After a year of preparation and consultation, I’m delighted to announce that the Stalybridge Town Centre Challenge is coming to fruition. Launched by the Mayor of Greater Manchester, Andy Burnham, the Town Centre Challenge is an ambitious scheme to regenerate towns across the city region by helping them raise their profile and attract investment.

As part of this, we’ve recently learnt that we have been successful in applying for up to £1.27 million of funding from Historic England’s High Street Heritage Action Zone initiative, a national scheme to champion and revive historically significant high streets across the country. At the meeting of Executive Cabinet on 12th February, the Council has formally agreed to match any funding that we receive from this. This means that a combined total of up to £2.54 million of investment could soon be made available for Stalybridge, giving us the means to turn many of our plans into practical action. 

The money has been earmarked for a range of projects which together have the potential to transform Stalybridge town centre into a modern and vibrant place to live, visit, shop and work. Some, such as our plan to offer grants for business owners to renovate and decorate their shops fronts, will have an immediate impact on the attractiveness and cleanliness of the area. Other schemes are more long-term, including consulting with Transport for Greater Manchester to level up the railway station and other transport links into and within the town. Neither are our ambitions limited to buildings.

As more shopping and retail takes place online, what a town like Stalybridge can offer in terms of culture and community becomes even more important in attracting residents and customers. That’s why we intend to significantly expand our culture offer through more town centre events such as the Lantern Parade and Cycling Festival, creating a heritage route from the railway station to Armentieres Square, and looking at what can be done to bring the Civic Hall back into productive use. Further details about these plans, along with a comprehensive vision and strategy for how we will fulfil them, were agreed at the Executive Cabinet meeting this month. You can read the report and plan on our website. 

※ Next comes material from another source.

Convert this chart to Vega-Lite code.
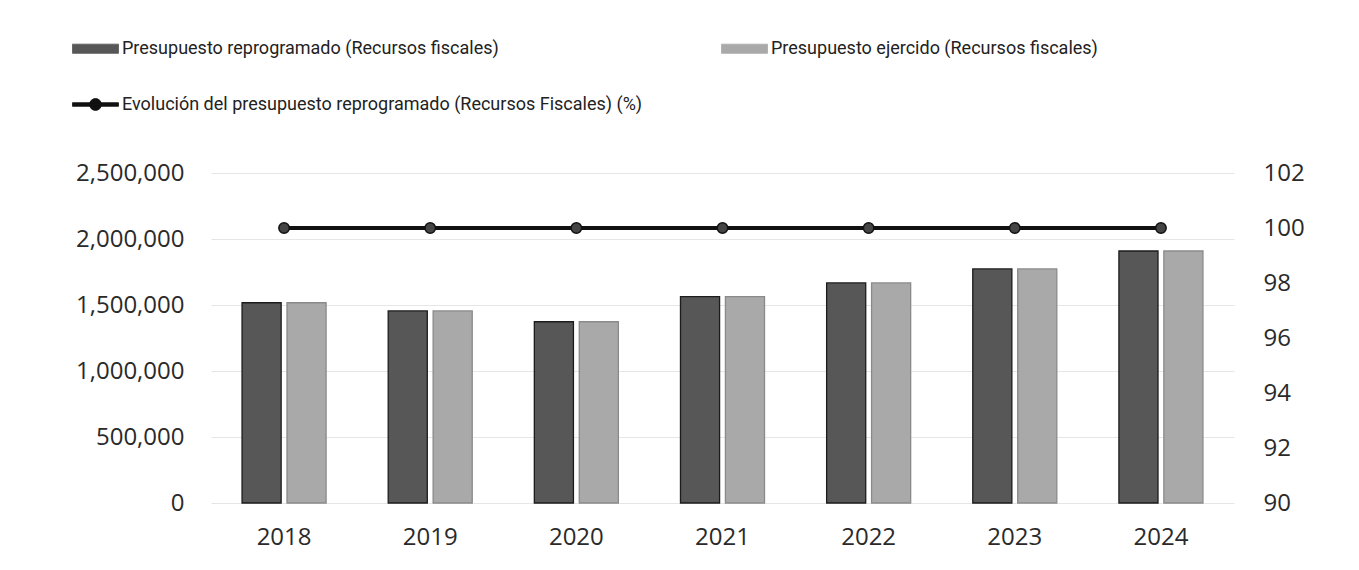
{
  "$schema": "https://vega.github.io/schema/vega-lite/v6.json",
  "width": 1023,
  "height": 330,
  "autosize": {"type": "none"},
  "padding": {"left": 211, "top": 173, "right": 125, "bottom": 67},
  "background": "white",
  "config": {
    "view": {"stroke": null},
    "font": "Roboto",
    "axis": {"labelFont": "Open Sans", "labelColor": "#2a2a2a", "domain": false, "ticks": false, "title": null}
  },
  "datasets": {
    "barras": [
      {"anio": "2018", "serie": "Presupuesto reprogramado (Recursos fiscales)", "valor": 1517000},
      {"anio": "2018", "serie": "Presupuesto ejercido (Recursos fiscales)", "valor": 1517000},
      {"anio": "2019", "serie": "Presupuesto reprogramado (Recursos fiscales)", "valor": 1455000},
      {"anio": "2019", "serie": "Presupuesto ejercido (Recursos fiscales)", "valor": 1455000},
      {"anio": "2020", "serie": "Presupuesto reprogramado (Recursos fiscales)", "valor": 1373000},
      {"anio": "2020", "serie": "Presupuesto ejercido (Recursos fiscales)", "valor": 1373000},
      {"anio": "2021", "serie": "Presupuesto reprogramado (Recursos fiscales)", "valor": 1563000},
      {"anio": "2021", "serie": "Presupuesto ejercido (Recursos fiscales)", "valor": 1563000},
      {"anio": "2022", "serie": "Presupuesto reprogramado (Recursos fiscales)", "valor": 1667000},
      {"anio": "2022", "serie": "Presupuesto ejercido (Recursos fiscales)", "valor": 1667000},
      {"anio": "2023", "serie": "Presupuesto reprogramado (Recursos fiscales)", "valor": 1773000},
      {"anio": "2023", "serie": "Presupuesto ejercido (Recursos fiscales)", "valor": 1773000},
      {"anio": "2024", "serie": "Presupuesto reprogramado (Recursos fiscales)", "valor": 1909000},
      {"anio": "2024", "serie": "Presupuesto ejercido (Recursos fiscales)", "valor": 1909000}
    ],
    "evolucion": [
      {"anio": "2018", "porcentaje": 100},
      {"anio": "2019", "porcentaje": 100},
      {"anio": "2020", "porcentaje": 100},
      {"anio": "2021", "porcentaje": 100},
      {"anio": "2022", "porcentaje": 100},
      {"anio": "2023", "porcentaje": 100},
      {"anio": "2024", "porcentaje": 100}
    ]
  },
  "layer": [
    {
      "data": {"name": "barras"},
      "mark": {"type": "bar", "strokeWidth": 1.3},
      "encoding": {
        "x": {
          "field": "anio", "type": "nominal",
          "scale": {"paddingInner": 0.425, "paddingOuter": 0.2125},
          "axis": {"labelAngle": 0, "labelFontSize": 24, "labelPadding": 22}
        },
        "xOffset": {
          "field": "serie", "type": "nominal",
          "scale": {"domain": ["Presupuesto reprogramado (Recursos fiscales)", "Presupuesto ejercido (Recursos fiscales)"], "paddingInner": 0.13, "paddingOuter": 0}
        },
        "y": {
          "field": "valor", "type": "quantitative",
          "scale": {"domain": [0, 2500000]},
          "axis": {"values": [0, 500000, 1000000, 1500000, 2000000, 2500000], "format": ",.0f", "labelFontSize": 24, "labelPadding": 27, "grid": true, "gridColor": "#e6e6e6", "gridWidth": 1}
        },
        "color": {
          "field": "serie", "type": "nominal",
          "scale": {
            "domain": ["Presupuesto reprogramado (Recursos fiscales)", "Presupuesto ejercido (Recursos fiscales)", "Evolución del presupuesto reprogramado (Recursos  Fiscales) (%)"],
            "range": ["#575757", "#a9a9a9", "#111111"]
          },
          "legend": {
            "orient": "none",
            "legendX": -139,
            "legendY": -148,
            "direction": "horizontal",
            "columns": 2,
            "columnPadding": 72,
            "rowPadding": 23,
            "padding": 0,
            "title": null,
            "symbolSize": 2116,
            "labelOffset": 3,
            "labelFont": "Roboto",
            "labelFontSize": 18,
            "labelColor": "#222222",
            "labelLimit": 700,
            "encode": {
              "symbols": {
                "update": {
                  "shape": {"signal": "substring(datum.value, 0, 4) === 'Evol' ? 'M-1,-0.08H1V0.08H-1Z M0.26,0A0.26,0.26 0 1 1 -0.26,0A0.26,0.26 0 1 1 0.26,0Z' : 'M-1,-0.2H1V0.2H-1Z'"},
                  "fill": {"signal": "scale('color', datum.value)"},
                  "stroke": {"signal": "substring(datum.value, 0, 4) === 'Evol' ? '#111111' : '#333333'"},
                  "strokeWidth": {"value": 0.8},
                  "opacity": {"value": 1}
                }
              }
            }
          }
        },
        "stroke": {
          "field": "serie", "type": "nominal",
          "scale": {"domain": ["Presupuesto reprogramado (Recursos fiscales)", "Presupuesto ejercido (Recursos fiscales)"], "range": ["#1c1c1c", "#8a8a8a"]},
          "legend": null
        }
      }
    },
    {
      "data": {"name": "evolucion"},
      "mark": {"type": "line", "strokeWidth": 4},
      "encoding": {
        "x": {"field": "anio", "type": "nominal"},
        "y": {
          "field": "porcentaje", "type": "quantitative",
          "scale": {"domain": [90, 102]},
          "axis": {"orient": "right", "values": [90, 92, 94, 96, 98, 100, 102], "labelFontSize": 24, "labelPadding": 29, "grid": false}
        },
        "color": {"datum": "Evolución del presupuesto reprogramado (Recursos  Fiscales) (%)"}
      }
    },
    {
      "data": {"name": "evolucion"},
      "mark": {"type": "point", "filled": true, "size": 110, "fill": "#444444", "stroke": "#111111", "strokeWidth": 1.5, "opacity": 1},
      "encoding": {
        "x": {"field": "anio", "type": "nominal"},
        "y": {"field": "porcentaje", "type": "quantitative", "scale": {"domain": [90, 102]}, "axis": null}
      }
    }
  ],
  "resolve": {"scale": {"y": "independent"}}
}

None of this would have been possible without the supports, ideas and involvement of local residents. From October last year, we’ve been inviting people, both in person and online, to let us know their views and hopes for Stalybridge. From this we’ve identified a number of key themes that have been incorporated into our objectives and actions.

These include making the most of all the selling points of the town. Stalybridge has a truly exceptional history and heritage. Although it’s known mostly as an industrial town, there is clear evidence to suggest human settlement in the area since prehistoric times. Its geography, almost equidistant from the bright lights of Manchester city centre and the foothills of the Pennines, means it a convenient location for people who want both the urban and the rural within easy reach. The natural environment within the town; the canal, rivers and parks, also offer plenty of opportunities to make living in and coming to Stalybridge a unique experience. By bearing these in mind and working closely with residents and partners, we’ve been able to take a bespoke and “bottom up” approach to all the work we’ve done and will continue to do.

My thanks go out to everybody who has contributed to the Challenge so far. After all the talk, we’re now on the verge of being able to physically see things that will happen and benefit Stalybridge. I can’t wait to get started.